SOURCE MATERIAL:
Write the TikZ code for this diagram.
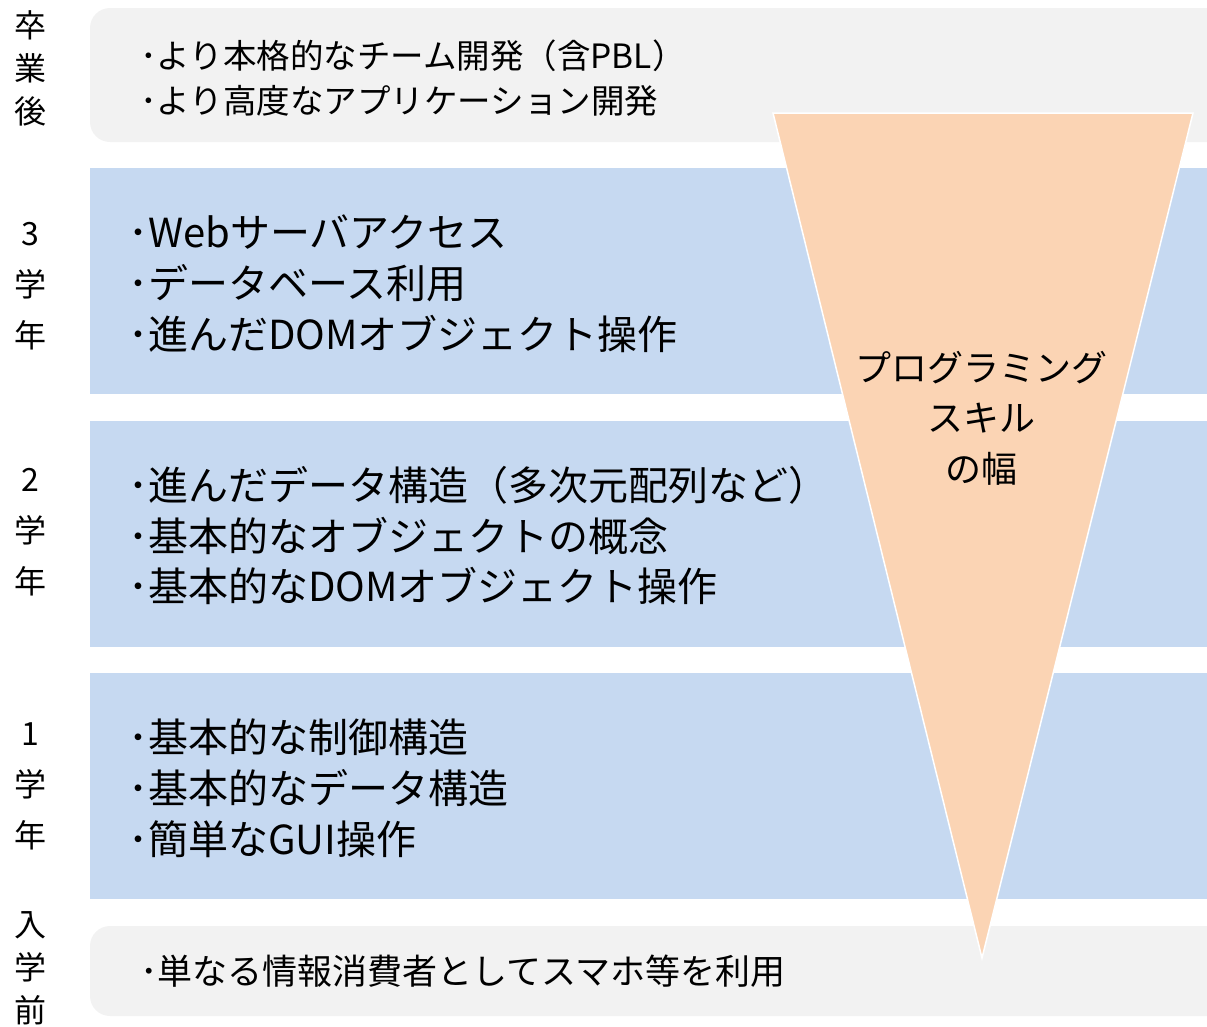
\documentclass[tikz,border=0pt]{standalone}
\usepackage{fontspec}
\setmainfont{Noto Sans CJK JP}
\definecolor{boxgray}{HTML}{F2F2F2}
\definecolor{boxblue}{HTML}{C6D9F1}
\definecolor{funnel}{HTML}{FBD4B4}
\begin{document}
\begin{tikzpicture}[x=1pt,y=-1pt,
  item/.style={anchor=base west, inner sep=0pt, font=\fontsize{40}{40}\selectfont},
  itemsm/.style={anchor=base west, inner sep=0pt, font=\fontsize{33.5}{33.5}\selectfont},
  itembt/.style={anchor=base west, inner sep=0pt, font=\fontsize{35}{35}\selectfont},
  sidesm/.style={anchor=center, inner sep=0pt, align=center, font=\fontsize{32}{43}\selectfont},
  side/.style={anchor=center, inner sep=0pt, align=center, font=\fontsize{32}{51}\selectfont},
  band/.style={fill=boxblue},
  soft/.style={fill=boxgray, rounded corners=20pt},
]
\useasboundingbox (0,0) rectangle (1207,1026);
\clip (0,0) rectangle (1207,1026);
% bands
\fill[soft] (90,8) rectangle (1240,142);
\fill[band] (90,168) rectangle (1207,394);
\fill[band] (90,421) rectangle (1207,647);
\fill[band] (90,673) rectangle (1207,899);
\fill[soft] (90,926) rectangle (1240,1016);
% funnel
\filldraw[fill=funnel, draw=white, line width=1.5pt] (773,113) -- (1193,113) -- (982,958) -- cycle;
\node[anchor=center, inner sep=0pt, align=center, font=\fontsize{36}{50.5}\selectfont] (skill) at (981,418) {プログラミング\\スキル\\の幅};
% side labels
\node[sidesm] (lg) at (30,68) {卒\\業\\後};
\node[side] (l3) at (30,286) {3\\学\\年};
\node[side] (l2) at (30,532) {2\\学\\年};
\node[side] (l1) at (30,786) {1\\学\\年};
\node[sidesm] (l0) at (30,968) {入\\学\\前};
% items
\node[itemsm] (g1) at (140,68) {･より本格的なチーム開発（含PBL）};
\node[itemsm] (g2) at (140,113) {･より高度なアプリケーション開発};
\node[item] (a1) at (128,247) {･Webサーバアクセス};
\node[item] (a2) at (128,298) {･データベース利用};
\node[item] (a3) at (128,349) {･進んだDOMオブジェクト操作};
\node[item] (b1) at (128,500) {･進んだデータ構造（多次元配列など）};
\node[item] (b2) at (128,551) {･基本的なオブジェクトの概念};
\node[item] (b3) at (128,601) {･基本的なDOMオブジェクト操作};
\node[item] (c1) at (128,752) {･基本的な制御構造};
\node[item] (c2) at (128,803) {･基本的なデータ構造};
\node[item] (c3) at (128,854) {･簡単なGUI操作};
\node[itembt] (z1) at (140,984) {･単なる情報消費者としてスマホ等を利用};
\end{tikzpicture}
\end{document}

GOAL OF THE EXERCISE: Set down the material above as is, without any pictures.

WRITTEN RESPONSE:
Write the TikZ code for this diagram.
\documentclass[tikz,border=0pt]{standalone}
\usepackage{fontspec}
\setmainfont{Noto Sans CJK JP}
\definecolor{boxgray}{HTML}{F2F2F2}
\definecolor{boxblue}{HTML}{C6D9F1}
\definecolor{funnel}{HTML}{FBD4B4}
\begin{document}
\begin{tikzpicture}[x=1pt,y=-1pt,
  item/.style={anchor=base west, inner sep=0pt, font=\fontsize{40}{40}\selectfont},
  itemsm/.style={anchor=base west, inner sep=0pt, font=\fontsize{33.5}{33.5}\selectfont},
  itembt/.style={anchor=base west, inner sep=0pt, font=\fontsize{35}{35}\selectfont},
  sidesm/.style={anchor=center, inner sep=0pt, align=center, font=\fontsize{32}{43}\selectfont},
  side/.style={anchor=center, inner sep=0pt, align=center, font=\fontsize{32}{51}\selectfont},
  band/.style={fill=boxblue},
  soft/.style={fill=boxgray, rounded corners=20pt},
]
\useasboundingbox (0,0) rectangle (1207,1026);
\clip (0,0) rectangle (1207,1026);
% bands
\fill[soft] (90,8) rectangle (1240,142);
\fill[band] (90,168) rectangle (1207,394);
\fill[band] (90,421) rectangle (1207,647);
\fill[band] (90,673) rectangle (1207,899);
\fill[soft] (90,926) rectangle (1240,1016);
% funnel
\filldraw[fill=funnel, draw=white, line width=1.5pt] (773,113) -- (1193,113) -- (982,958) -- cycle;
\node[anchor=center, inner sep=0pt, align=center, font=\fontsize{36}{50.5}\selectfont] (skill) at (981,418) {プログラミング\\スキル\\の幅};
% side labels
\node[sidesm] (lg) at (30,68) {卒\\業\\後};
\node[side] (l3) at (30,286) {3\\学\\年};
\node[side] (l2) at (30,532) {2\\学\\年};
\node[side] (l1) at (30,786) {1\\学\\年};
\node[sidesm] (l0) at (30,968) {入\\学\\前};
% items
\node[itemsm] (g1) at (140,68) {･より本格的なチーム開発（含PBL）};
\node[itemsm] (g2) at (140,113) {･より高度なアプリケーション開発};
\node[item] (a1) at (128,247) {･Webサーバアクセス};
\node[item] (a2) at (128,298) {･データベース利用};
\node[item] (a3) at (128,349) {･進んだDOMオブジェクト操作};
\node[item] (b1) at (128,500) {･進んだデータ構造（多次元配列など）};
\node[item] (b2) at (128,551) {･基本的なオブジェクトの概念};
\node[item] (b3) at (128,601) {･基本的なDOMオブジェクト操作};
\node[item] (c1) at (128,752) {･基本的な制御構造};
\node[item] (c2) at (128,803) {･基本的なデータ構造};
\node[item] (c3) at (128,854) {･簡単なGUI操作};
\node[itembt] (z1) at (140,984) {･単なる情報消費者としてスマホ等を利用};
\end{tikzpicture}
\end{document}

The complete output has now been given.